BRAND: So, clearing brush. That would be at the top of the hierarchy.
Mr. DICKERSON: That's right. With this president, if you're clearing brush, that's very high, also. Going on a bike ride with him, and when he was a runner, certainly, doing that with him. Or, fishing on the bass pond he's got, and that he's built a few hundred yards away from his house in Crawford, Texas.
BRAND: And there's one famous photo of Jack Valenti. He was Hollywood's most famous lobbyist, and describe that one.

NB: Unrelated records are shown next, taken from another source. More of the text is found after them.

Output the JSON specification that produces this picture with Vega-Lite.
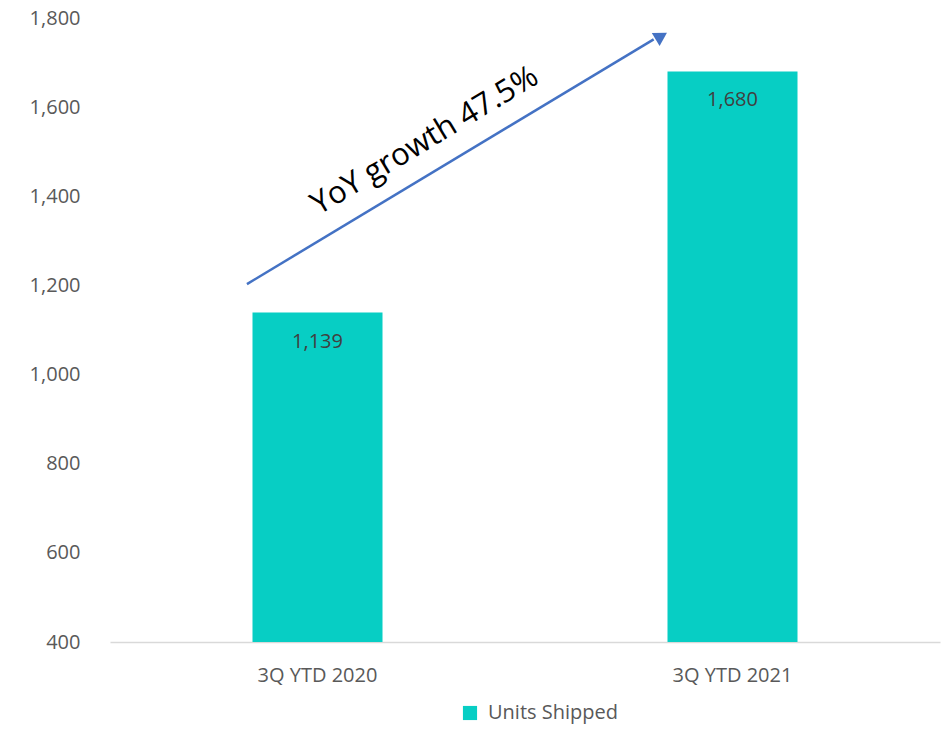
{
  "$schema": "https://vega.github.io/schema/vega-lite/v6.json",
  "width": 830,
  "height": 624,
  "autosize": {"type": "none"},
  "padding": {"left": 110, "top": 18, "right": 3, "bottom": 88},
  "background": "white",
  "config": {
    "view": {"stroke": null},
    "font": "Open Sans",
    "axis": {"labelFont": "Open Sans", "labelFontSize": 20, "labelColor": "#595959", "ticks": false, "grid": false, "title": null},
    "legend": {"labelFont": "Open Sans", "labelFontSize": 20, "labelColor": "#595959"}
  },
  "datasets": {
    "bars": [
      {"period": "3Q YTD 2020", "units": 1139, "base": 400, "series": "Units Shipped"},
      {"period": "3Q YTD 2021", "units": 1680, "base": 400, "series": "Units Shipped"}
    ],
    "arrow": [{"x": 0.165, "y": 1203, "x2": 0.655, "y2": 1752}],
    "head": [{"x": 0.662, "y": 1757}],
    "note": [{"x": 0.3795, "y": 1524, "text": "YoY growth 47.5%"}]
  },
  "resolve": {"scale": {"x": "independent"}},
  "layer": [
    {
      "data": {"name": "bars"},
      "mark": {"type": "bar", "size": 130},
      "encoding": {
        "x": {"field": "period", "type": "nominal", "sort": null,
              "scale": {"paddingInner": 0, "paddingOuter": 0},
              "axis": {"labelAngle": 0, "domain": true, "domainColor": "#d9d9d9", "domainWidth": 1.5, "labelPadding": 23}},
        "y": {"field": "units", "type": "quantitative",
              "scale": {"domain": [400, 1800], "zero": false, "nice": false},
              "axis": {"format": ",.0f", "values": [400, 600, 800, 1000, 1200, 1400, 1600, 1800], "domain": false, "labelPadding": 30}},
        "y2": {"field": "base"},
        "color": {"field": "series", "type": "nominal", "scale": {"range": ["#07CEC4"]},
                  "legend": {"title": null, "orient": "none", "legendX": 350, "legendY": 685, "symbolType": "square", "symbolSize": 200, "symbolStrokeWidth": 0, "symbolOpacity": 1, "labelOffset": 8}}
      }
    },
    {
      "data": {"name": "bars"},
      "mark": {"type": "text", "dy": 29, "fontSize": 20, "color": "#404040", "baseline": "middle"},
      "encoding": {
        "x": {"field": "period", "type": "nominal", "sort": null, "scale": {"paddingInner": 0, "paddingOuter": 0}, "axis": null},
        "y": {"field": "units", "type": "quantitative", "scale": {"domain": [400, 1800], "zero": false, "nice": false}},
        "text": {"field": "units", "type": "quantitative", "format": ",.0f"}
      }
    },
    {
      "data": {"name": "arrow"},
      "mark": {"type": "rule", "color": "#4472C4", "strokeWidth": 2.5},
      "encoding": {
        "x": {"field": "x", "type": "quantitative", "scale": {"domain": [0, 1], "nice": false, "zero": false}, "axis": null},
        "x2": {"field": "x2"},
        "y": {"field": "y", "type": "quantitative", "scale": {"domain": [400, 1800], "zero": false, "nice": false}},
        "y2": {"field": "y2"}
      }
    },
    {
      "data": {"name": "head"},
      "mark": {"type": "point", "shape": "triangle", "size": 230, "angle": 59, "filled": true, "color": "#4472C4", "opacity": 1},
      "encoding": {
        "x": {"field": "x", "type": "quantitative", "scale": {"domain": [0, 1], "nice": false, "zero": false}, "axis": null},
        "y": {"field": "y", "type": "quantitative", "scale": {"domain": [400, 1800], "zero": false, "nice": false}}
      }
    },
    {
      "data": {"name": "note"},
      "mark": {"type": "text", "angle": -31, "fontSize": 31, "fontWeight": 500, "color": "#000000", "align": "center", "baseline": "middle"},
      "encoding": {
        "x": {"field": "x", "type": "quantitative", "scale": {"domain": [0, 1], "nice": false, "zero": false}, "axis": null},
        "y": {"field": "y", "type": "quantitative", "scale": {"domain": [400, 1800], "zero": false, "nice": false}},
        "text": {"field": "text", "type": "nominal"}
      }
    }
  ]
}
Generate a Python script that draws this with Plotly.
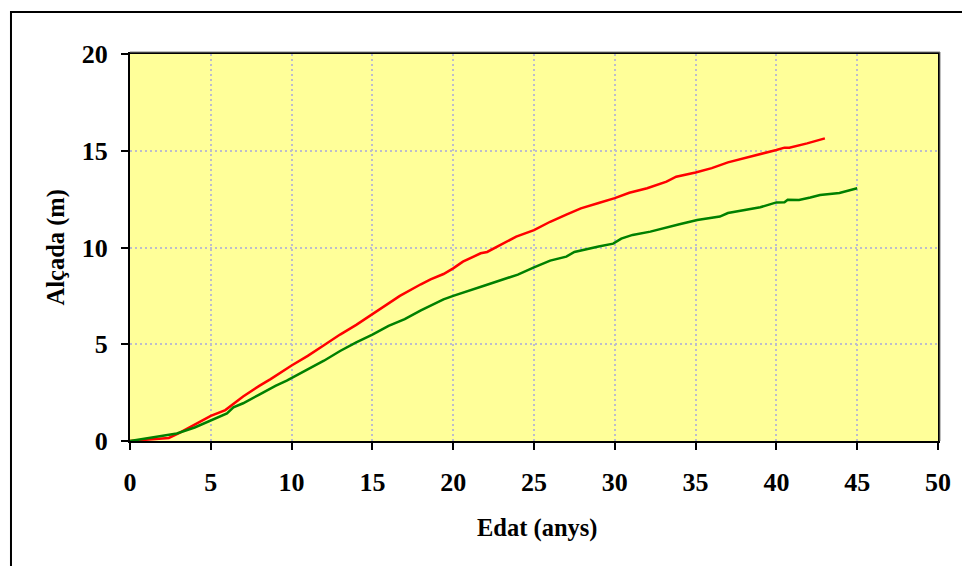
import plotly.graph_objects as go

red_x = [0, 1, 2, 2.4, 3, 4, 5, 5.9, 6.4, 7, 8, 8.7, 10, 11, 12, 13, 14, 15, 16, 16.7, 18, 18.6, 19.4, 20, 20.6, 21.7, 22.1, 23, 23.9, 25, 26, 27, 27.9, 29, 30, 30.9, 32, 33.2, 33.8, 35, 36, 37, 38, 39, 40, 40.5, 40.8, 41.9, 43]
red_y = [0, 0.07, 0.14, 0.16, 0.39, 0.84, 1.3, 1.6, 1.91, 2.3, 2.85, 3.2, 3.9, 4.4, 4.95, 5.5, 6.0, 6.55, 7.1, 7.5, 8.1, 8.35, 8.63, 8.92, 9.27, 9.7, 9.77, 10.15, 10.56, 10.9, 11.33, 11.7, 12.02, 12.3, 12.55, 12.83, 13.06, 13.4, 13.66, 13.88, 14.1, 14.4, 14.6, 14.81, 15.04, 15.16, 15.16, 15.38, 15.64]

green_x = [0, 1.4, 2.9, 4, 4.95, 6, 6.4, 7, 8, 9, 9.7, 11, 12, 13, 14, 15, 16, 17, 18, 19.4, 20, 22, 24, 25, 26, 27, 27.5, 29, 29.9, 30.4, 31.1, 32.2, 33, 34, 35.1, 36, 36.5, 37, 38, 39, 40, 40.5, 40.7, 41.4, 42.1, 42.7, 43.9, 45]
green_y = [0, 0.19, 0.39, 0.7, 1.05, 1.43, 1.74, 1.95, 2.4, 2.85, 3.12, 3.7, 4.15, 4.65, 5.1, 5.5, 5.95, 6.3, 6.75, 7.32, 7.5, 8.05, 8.6, 8.97, 9.32, 9.53, 9.77, 10.05, 10.2, 10.46, 10.65, 10.82, 11.0, 11.2, 11.42, 11.55, 11.6, 11.78, 11.92, 12.08, 12.33, 12.34, 12.47, 12.45, 12.58, 12.71, 12.82, 13.06]

x_ticks = [0, 5, 10, 15, 20, 25, 30, 35, 40, 45, 50]
y_ticks = [0, 5, 10, 15, 20]
x_title = "Edat (anys)"
y_title = "Alçada (m)"

FONT = "Liberation Serif, Times New Roman, serif"

fig = go.Figure()
fig.add_trace(go.Scatter(x=red_x, y=red_y, mode="lines",
                         line=dict(color="#FF0000", width=2.5), showlegend=False))
fig.add_trace(go.Scatter(x=green_x, y=green_y, mode="lines",
                         line=dict(color="#008000", width=2.5), showlegend=False))

axis_common = dict(
    showline=True, linecolor="black", linewidth=2, mirror=True,
    ticks="outside", ticklen=7, tickwidth=2, tickcolor="black",
    showgrid=True, gridcolor="#BDBDCC", gridwidth=2, griddash="2px,3px",
    zeroline=False,
    tickfont=dict(family=FONT, size=26, color="black", weight="bold"),
)

fig.update_xaxes(range=[0, 50], tickvals=x_ticks, ticklabelstandoff=10, **axis_common)
fig.update_yaxes(range=[0, 20], tickvals=y_ticks, ticklabelstandoff=8, **axis_common)

fig.add_annotation(text=x_title, xref="paper", yref="paper", x=0.5037, y=-0.2248,
                   showarrow=False, xanchor="center", yanchor="middle",
                   font=dict(family=FONT, size=24.5, color="black", weight="bold"))
fig.add_annotation(text=y_title, xref="paper", yref="paper", x=-0.0916, y=0.5,
                   showarrow=False, xanchor="center", yanchor="middle", textangle=-90,
                   font=dict(family=FONT, size=24.5, color="black", weight="bold"))

# outer chart border (extends beyond right/bottom of the window)
fig.add_shape(type="rect", xref="paper", yref="paper",
              x0=-0.1473, x1=1.06, y0=-0.38, y1=1.1085,
              line=dict(color="black", width=2), layer="below")

# gray shadow along top and right edges of the plot frame
dx = 2.0 / 808
dy = 2.0 / 387
fig.add_shape(type="line", xref="paper", yref="paper",
              x0=0, x1=1 + dx, y0=1 + dy, y1=1 + dy,
              line=dict(color="#808080", width=1))
fig.add_shape(type="line", xref="paper", yref="paper",
              x0=1 + dx, x1=1 + dx, y0=0, y1=1 + dy,
              line=dict(color="#808080", width=1))

fig.update_layout(
    width=962, height=566,
    margin=dict(l=130, r=24, t=54, b=125),
    paper_bgcolor="white", plot_bgcolor="#FFFF99",
)

fig.write_html("out.html")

Mr. DICKERSON: Before Jack Valenti was a lobbyist for the motion picture industry, he worked for Lyndon Johnson, and the most impressive picture on the glory wall is one of you in a historic moment. There is a single picture of Lyndon Johnson takin the oath of office on Air Force One, when they flew back from Dallas, after President Kennedy was assassinated. And Jack Valenti is right off to, on the left-hand side of the picture, staring right at the camera, and though there's all of action, you can't help but notice Jack Valenti. And there he is, and that picture is so famous, and he has a prominent place in it.
BRAND: Well, you know, these photos aren't, as you said earlier, for, I mean, probably a large part of it is for their egos, but they're also currency. They're worth something, right? Especially if you're a lobbyist.
Mr. DICKERSON: Oh, that's right. And one of the things Jack Abramoff was so good at was blowing up the importance of these pictures. Again, you're with the president for 10 or 15 seconds at most, but once those pictures get out into the real world, people can embellish them in the most extravagant ways, and Jack Abramoff talked about how, you know, it was a sign of how close you were to the president, and how you had sway, and he called you in for consultation, when in fact, you'd probably only said just a few words to the president.
BRAND: So, John, where's your glory wall?
Mr. DICKERSON: My glory wall is hidden in my basement office, and I get to see, and my wife gets to see it, and my children point at it and laugh.
BRAND: Analysis and opinion from John Dickerson, he's chief political correspodent for the online magazine, Slate. Thanks, John.